Finding oneself in a painting

With her Sunday paintings, Heike Ising-Alms has revealed herself to be a historian who appears to have discovered painting as a medium with which to turn her own history into image. This is, strictly speaking, nothing new: in the Western tradition painting has always been a means to illustrate the past. However, it is not hereby primarily about history in the broad sense or the history of a family in the more narrow sense, but about Christian salvific history, which constituted the loftiest subject in painting over many centuries. In countless variations, the history of art has given rise to paintings of the Nativity, the Passion and Christ’s dogma, as well as that of his saints and martyrs. These pictorial themes preoccupied painters well into the 20th century, evidenced by the early works of, for instance, Max Beckmann’s Crucifixion and Deposition.

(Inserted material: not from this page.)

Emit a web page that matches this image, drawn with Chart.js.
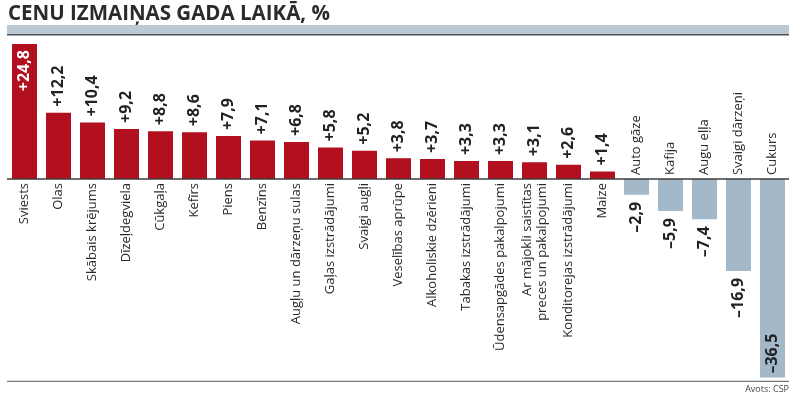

It was only when the Renaissance rediscovered the portrait that the simple moment in life was again considered worthy of depiction, as well as the commemoration of that moment in which the subject who was painted emerged, seemingly raised from the temporal continuum to perpetuity, since the portrait, as a rule, generally outlives the person being portrayed. It is perhaps precisely in portraiture that the possibility of visible memory, the mnemesis as the ancient Greeks called it, is most distinct; and in view of our unavoidable mortality, it may be a small consolation to visually capture the quickly-dissipated moment without having to weigh it down with a special meaning into the bargain.

The moment that materializes without needing to signify much is, in the modern age, indeed rarely the painter’s focus; this is better expressed through the modern technology of photography, since the remembrance of a moment in life can be captured with relatively little effort, no matter what this moment is supposed to and is able to suggest. When imagery is involved, we are perhaps always dealing with mnemonics, which can be an important moment of interpretation for us.

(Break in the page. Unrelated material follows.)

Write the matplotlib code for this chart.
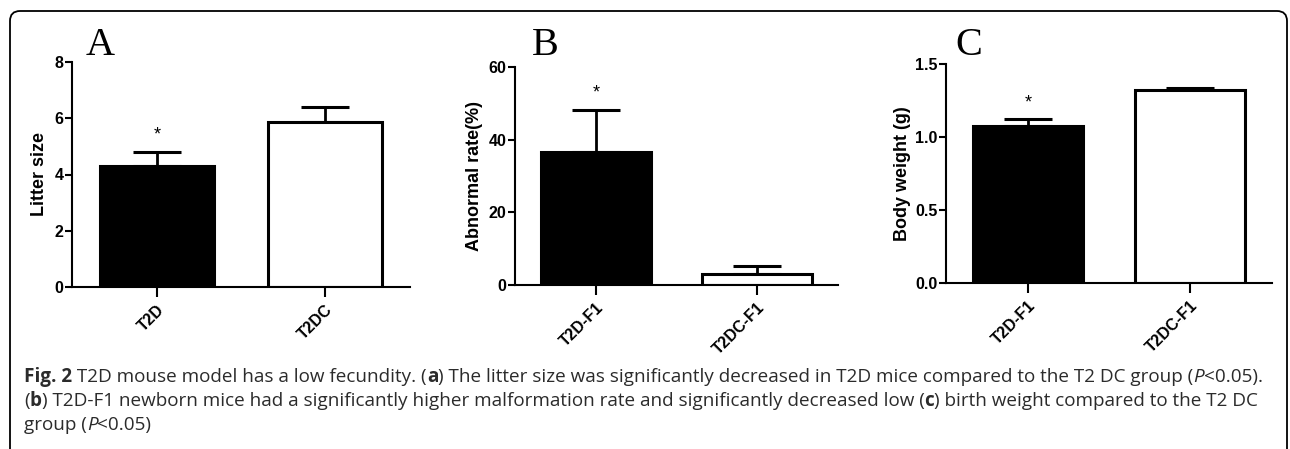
import matplotlib
matplotlib.use("Agg")
import matplotlib.pyplot as plt
from matplotlib.patches import FancyBboxPatch
from matplotlib.transforms import IdentityTransform

# dados
groups_a = ["T2D", "T2DC"]
litter_size = [4.3, 5.85]
litter_err = [0.5, 0.55]

groups_bc = ["T2D-F1", "T2DC-F1"]
abnormal_rate = [36.6, 3.0]
abnormal_err = [11.6, 2.2]

body_weight = [1.075, 1.322]
body_err = [0.048, 0.013]

W, H = 1290, 449
fig = plt.figure(figsize=(W / 100, H / 100), dpi=100)
fig.patch.set_facecolor("white")

sans = ["Liberation Sans", "DejaVu Sans"]


def px_axes(left, right, top, bottom):
    return fig.add_axes([left / W, 1 - bottom / H, (right - left) / W, (bottom - top) / H])


def painel(ax, groups, vals, errs, ymax, yticks, yfmt, ylabel, letter, letter_x, star_y, xpad, labelpad):
    x = [0, 1]
    ax.bar(x, vals, width=0.68, color=["black", "white"], edgecolor="black", linewidth=2.2, zorder=2)
    ax.errorbar(x, vals, yerr=[[0, 0], errs], fmt="none", ecolor="black",
                elinewidth=2.0, capsize=17.5, capthick=2.2, zorder=1)
    ax.text(0, star_y, "*", ha="center", va="center", fontsize=13, family=sans)
    ax.set_xlim(-xpad, 1 + xpad)
    ax.set_ylim(0, ymax)
    ax.set_yticks(yticks)
    ax.set_yticklabels([yfmt.format(v) for v in yticks], fontsize=11.5, fontweight="bold", family=sans)
    ax.set_xticks(x)
    ax.set_xticklabels(groups, rotation=45, ha="right", rotation_mode="anchor",
                       fontsize=11.5, fontweight="bold", family=sans)
    ax.tick_params(axis="y", length=5, width=1.5, pad=1)
    ax.tick_params(axis="x", length=7, width=1.5, pad=4)
    for s in ["top", "right"]:
        ax.spines[s].set_visible(False)
    for s in ["left", "bottom"]:
        ax.spines[s].set_linewidth(1.5)
    ax.set_ylabel(ylabel, fontsize=13, fontweight="bold", family=sans, labelpad=labelpad)
    fig.text(letter_x / W, 1 - 55 / H, letter, fontsize=29, family="Liberation Serif",
             ha="center", va="baseline")


axA = px_axes(72, 410, 62, 287)
painel(axA, groups_a, litter_size, litter_err, 8, [0, 2, 4, 6, 8], "{:.0f}",
       "Litter size", "A", 100, 5.4, 0.506, 5)

axB = px_axes(515, 838, 67, 285)
painel(axB, groups_bc, abnormal_rate, abnormal_err, 60, [0, 20, 40, 60], "{:.0f}",
       "Abnormal rate(%)", "B", 545, 52.8, 0.503, 4)

axC = px_axes(946, 1272, 64, 283)
painel(axC, groups_bc, body_weight, body_err, 1.5, [0, 0.5, 1.0, 1.5], "{:.1f}",
       "Body weight (g)", "C", 969, 1.23, 0.506, 3)

# moldura arredondada
frame = FancyBboxPatch((10, -30), 1277, H - 11 + 30, boxstyle="round,pad=0,rounding_size=10",
                       transform=IdentityTransform(), facecolor="none", edgecolor="black",
                       linewidth=1.3, zorder=0)
fig.patches.append(frame)

# legenda (texto com partes em negrito / itálico)
cap_font = ["Open Sans", "DejaVu Sans"]
cap_size = 13.6
lines = [
    [("Fig. 2", "bold", "normal"), (" T2D mouse model has a low fecundity. (", "normal", "normal"),
     ("a", "bold", "normal"),
     (") The litter size was significantly decreased in T2D mice compared to the T2 DC group (", "normal", "normal"),
     ("P", "normal", "italic"), ("<0.05).", "normal", "normal")],
    [("(", "normal", "normal"), ("b", "bold", "normal"),
     (") T2D-F1 newborn mice had a significantly higher malformation rate and significantly decreased low (", "normal", "normal"),
     ("c", "bold", "normal"), (") birth weight compared to the T2 DC", "normal", "normal")],
    [("group (", "normal", "normal"), ("P", "normal", "italic"), ("<0.05)", "normal", "normal")],
]
baselines = [382, 406, 430]

fig.canvas.draw()
renderer = fig.canvas.get_renderer()
for parts, yb in zip(lines, baselines):
    x = 24
    for txt, wt, st in parts:
        t = fig.text(x / W, 1 - yb / H, txt, fontsize=cap_size, family=cap_font, fontweight=wt,
                     fontstyle=st, color="#2b2b2b", ha="left", va="baseline")
        bb = t.get_window_extent(renderer=renderer)
        x += bb.width

fig.savefig("out.png", dpi=100)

Mnemesis is, according to Aristotle, the most important capacity of thinking, if not, in fact, its prerequisite; and the image, the inner image (the notion) as well, occupies an essential part of our consciousness. The image has, perhaps, its own discourse and creates its own meaning, which is then only discoverable through the image. Heike Ising-Alms’ Sunday Paintings allude to, for me, this enigmatic process: The point of departure of her work is photos which partly stem from her family history, from a traditional family photo album that, for the most part, represents the highlights of a family’s past and is therefore reserved for the realm of reminiscence. Thus, a father stands with his son by a garden fence, imposingly positioning himself there to be recorded for posterity. Heike Ising-Alms then takes this photograph and uses it as a photorealist would – as the source for a painting. This is the transfer of a metaphor of remembrance into another metaphor of remembrance: one could speak of a metonymic chain as defined by French structuralists. During this process, a homochromic image of the undefined is formed, which removes from the photo exactly that which it intends to be: namely, an excellent rendering of what was. The photo thereby loses its own function – for a snapshot, in which the faces of those photographed cannot clearly be seen, is of no value and can be considered, consistent with aesthetic tenets, to be a failure.

Instead, father and son now stand there with the blurred contours of run colours, appearing to the viewer as if they are emerging from the mist of the past, thereby creating a mood that only the painting itself can convey, and which has something to do with the transitoriness of phenomena. One could in effect say that the special mark of this painting – and of course in other works by Ising-Alms – lies in the discernability of something that generally has to do with remembering.

Often when we remember something, the commencement of the memory is a feeling that can best be expressed in colour; and only slowly, through the effort of concentration, is the coloured space of this feeling structured though contours. The photograph, particularly when it is a black and white photo, provides the contours for the painted conversion.

This entire process could be called Ising-Alms’ mnemonics of a painting.

We find ourselves in a place where we remember, and most noticeably in a place where we are depicted.